During the design process architects and students often study the plans of buildings that have already been built or designed. Such information is available conventionally as a form of collective memory in architectural monographs and journals as well on the internet. For the purposes of targeted research, however, the accessibility of these sources is hampered by an inconsistent use of terminology and a lack of structured, non-subjective metadata.

For the development of society in the media age, the organisation of knowledge and the ability to find relevant knowledge is essential, not just for research purposes but also in economic and social terms. Knowledge is generally regarded as useful information. However, the literature does not elaborate clear differentiations between what is knowledge, and what is information and data. In our view it is the preparation of information in data structures that makes it useful as knowledge.

Our goal is to support the early stages of the design process using information technology in order to find similar built architectural solutions as a source of inspiration, an explicit solution, or a means to better understand current design problems.

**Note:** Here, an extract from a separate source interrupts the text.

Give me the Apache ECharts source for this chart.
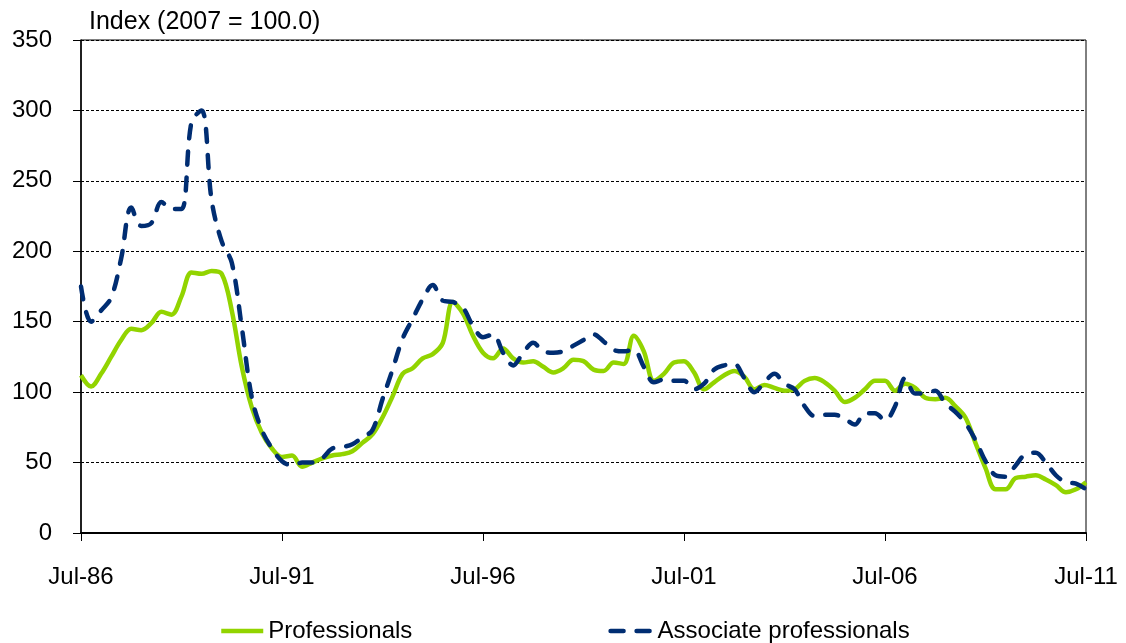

The iterative nature of the design process results in a continuous exchange between creative, analytical and evaluation stages to select the most promising design variations.

To formalize architectural situations digitally we propose to create semantic fingerprints of buildings, to be used to identify a building as we use actual fingerprints to identify of individuals. In order to map the spatial structure of architectural situations, graph-based approaches are being investigated to mathematically represent fingerprints for information such as space and their connections, alignment, orientation or urban integration.